Lapshinova-Koltunski, Ekaterina; Bizzoni, Yuri; Przybyl, Heike; Teich, Elke

Found in translation/interpreting: combining data-driven and supervised methods to analyse cross-linguistically mediated communication

Proceedings of the Workshop on Modelling Translation: Translatology in the Digital Age (MoTra21), Association for Computational Linguistics, pp. 82-90, online, 2021.

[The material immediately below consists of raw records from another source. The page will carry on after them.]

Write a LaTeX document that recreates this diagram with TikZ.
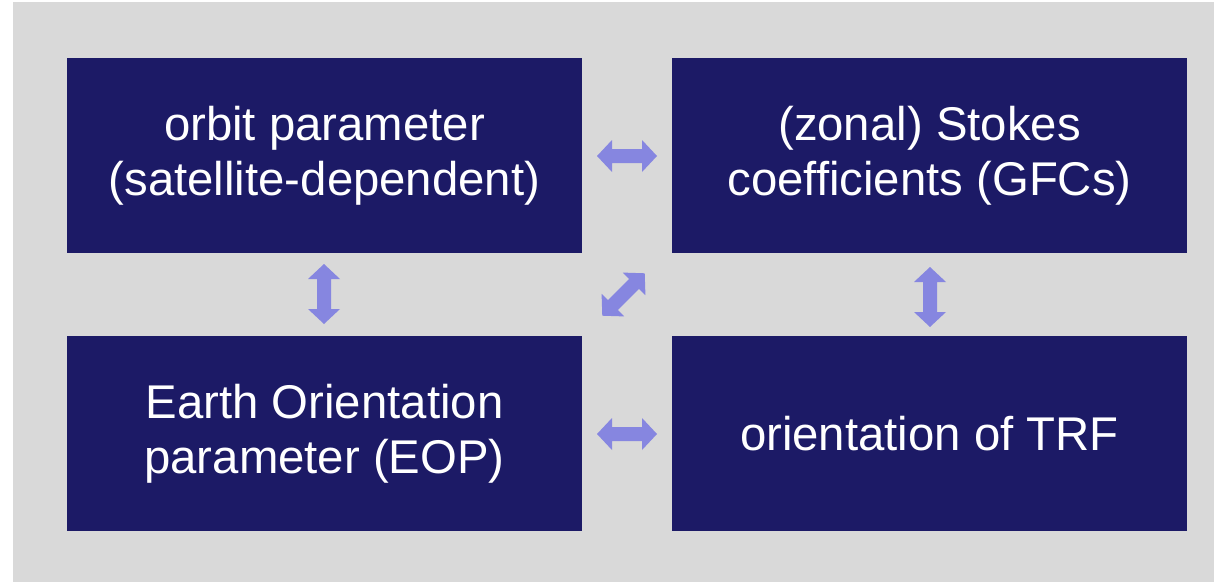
\documentclass[tikz,border=0pt]{standalone}
\usepackage{fontspec}
\setmainfont{Liberation Sans}
\definecolor{panelgray}{RGB}{217,217,217}
\definecolor{boxnavy}{RGB}{28,26,102}
\definecolor{arrowblue}{RGB}{134,134,224}
% block double arrow: centre (#1,#2), rotation #3 (degrees)
\newcommand{\blockarrow}[3]{%
  \begin{scope}[shift={(#1,#2)},rotate=#3]
    \fill[arrowblue] (-30,0) -- (-15,-16) -- (-15,-7) -- (15,-7) -- (15,-16)
      -- (30,0) -- (15,16) -- (15,7) -- (-15,7) -- (-15,16) -- cycle;
  \end{scope}}
\begin{document}
\begin{tikzpicture}[x=0.75pt,y=-0.75pt,
  infobox/.style={fill=boxnavy,draw=none,text=white,
    minimum width=386.25pt,minimum height=146.25pt,inner sep=0pt,
    align=center,font=\fontsize{35.5}{41.5}\selectfont}]
  \useasboundingbox (0,0) rectangle (1214,582);
  \fill[white] (0,0) rectangle (1214,582);
  \fill[panelgray] (13,2) rectangle (1214,582);

  \node[infobox] (orbit) at (324.5,155.5) {orbit parameter\\(satellite-dependent)};
  \node[infobox] (stokes) at (929.5,155.5) {(zonal) Stokes\\coefficients (GFCs)};
  \node[infobox] (eop) at (324.5,433.5) {Earth Orientation\\parameter (EOP)};
  \node[infobox] (trf) at (929.5,433.5) {orientation of TRF};

  % links between the parameter groups
  \blockarrow{627}{156}{0}
  \blockarrow{627}{434}{0}
  \blockarrow{324}{294}{90}
  \blockarrow{930}{297}{90}
  \blockarrow{623.5}{294.5}{45}
\end{tikzpicture}
\end{document}
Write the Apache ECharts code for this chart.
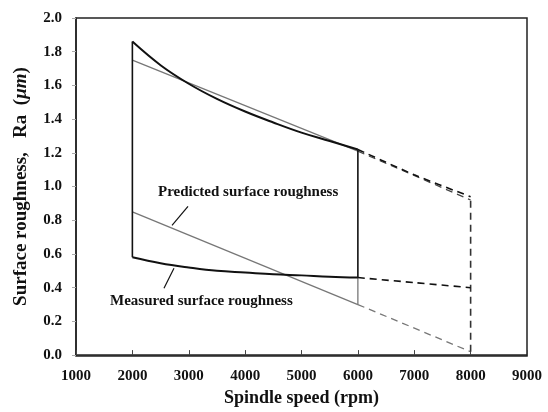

We report on a study of the specific linguistic properties of cross-linguistically mediated communication, comparing written and spoken translation (simultaneous interpreting) in the domain of European Parliament discourse. Specifically, we compare translations and interpreting with target language original texts/speeches in terms of (a) predefined features commonly used for translationese detection, and (b) features derived in a data-driven fashion from translation and interpreting corpora. For the latter, we use n-gram language models combined with relative entropy (Kullback-Leibler Divergence). We set up a number of classification tasks comparing translations with comparable texts originally written in the target language and interpreted speeches with target language comparable speeches to assess the contributions of predefined and data-driven features to the distinction between translation, interpreting and originals. Our analysis reveals that interpreting is more distinct from comparable originals than translation and that its most distinctive features signal an overemphasis of oral, online production more than showing traces of cross-linguistically mediated communication.